Nonfiction | Autobiography / Memoir | Adult | Published in 2015

Plot Summary

Leah Remini's memoir opens with a preemptive confession. Before the Church of Scientology can discredit her, she catalogs her own flaws and those of her family members, disarming the church's likely attacks while raising a pointed question: If more than 30 years of study, close to $2 million spent on services, and roughly $3 million in donations did not fix these problems, perhaps the system itself does not work. She identifies Tom Cruise, the church's most prominent celebrity member, and David Miscavige, the church's leader, as the two people most responsible for the unraveling of her faith.
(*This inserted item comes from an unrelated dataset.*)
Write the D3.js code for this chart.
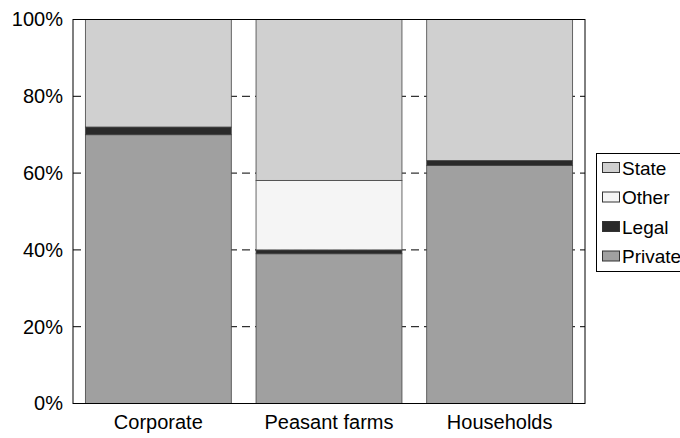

Remini grew up in Bensonhurst, Brooklyn, in the early 1980s, obsessed with television comedies and determined to perform. Her father, George, a Sicilian man with a volatile temper, terrified her with verbal abuse, though he could also be charming. Her mother, Vicki, a free-spirited woman orphaned young, kept few rules. After her parents separated, Vicki's new boyfriend Dennis, a warm Scientologist, drew the family into the church. Vicki explained the concept of "overts," or transgressions, and encouraged the girls to confess wrongdoing without punishment. Remini and her older sister, Nicole, began taking courses at the New York Org, the church's Manhattan center, where Training Routines taught them to endure provocations without reacting. The church treated both girls as "spiritual beings" rather than children, and Remini thrived on the respect. She wrote to Scientology's founder, L. Ron Hubbard (LRH), and received a signed letter back, convincing her she was special.

Sea Organization recruiters soon persuaded the family to relocate to Clearwater, Florida, the spiritual headquarters known as "Flag." The Sea Org is the church's most devoted order, whose members sign billion-year contracts. Recruiters promised Remini could act in Scientology films. Instead, they arrived to a dilapidated Quality Inn and grueling labor. Remini and Nicole entered the Estates Project Force (EPF), performing 12 hours of daily manual work plus coursework. When 13-year-old Remini rewarded her cleaning crew with pool time after finishing early, an EPF supervisor threw her overboard from a motorboat, following an LRH-sanctioned disciplinary practice. She also discovered her infant sister Shannon in a fly-infested nursery, crying in a urine-soaked crib. Dennis, who had stayed behind in Brooklyn, abandoned the family for another woman, leaving them with no home to return to.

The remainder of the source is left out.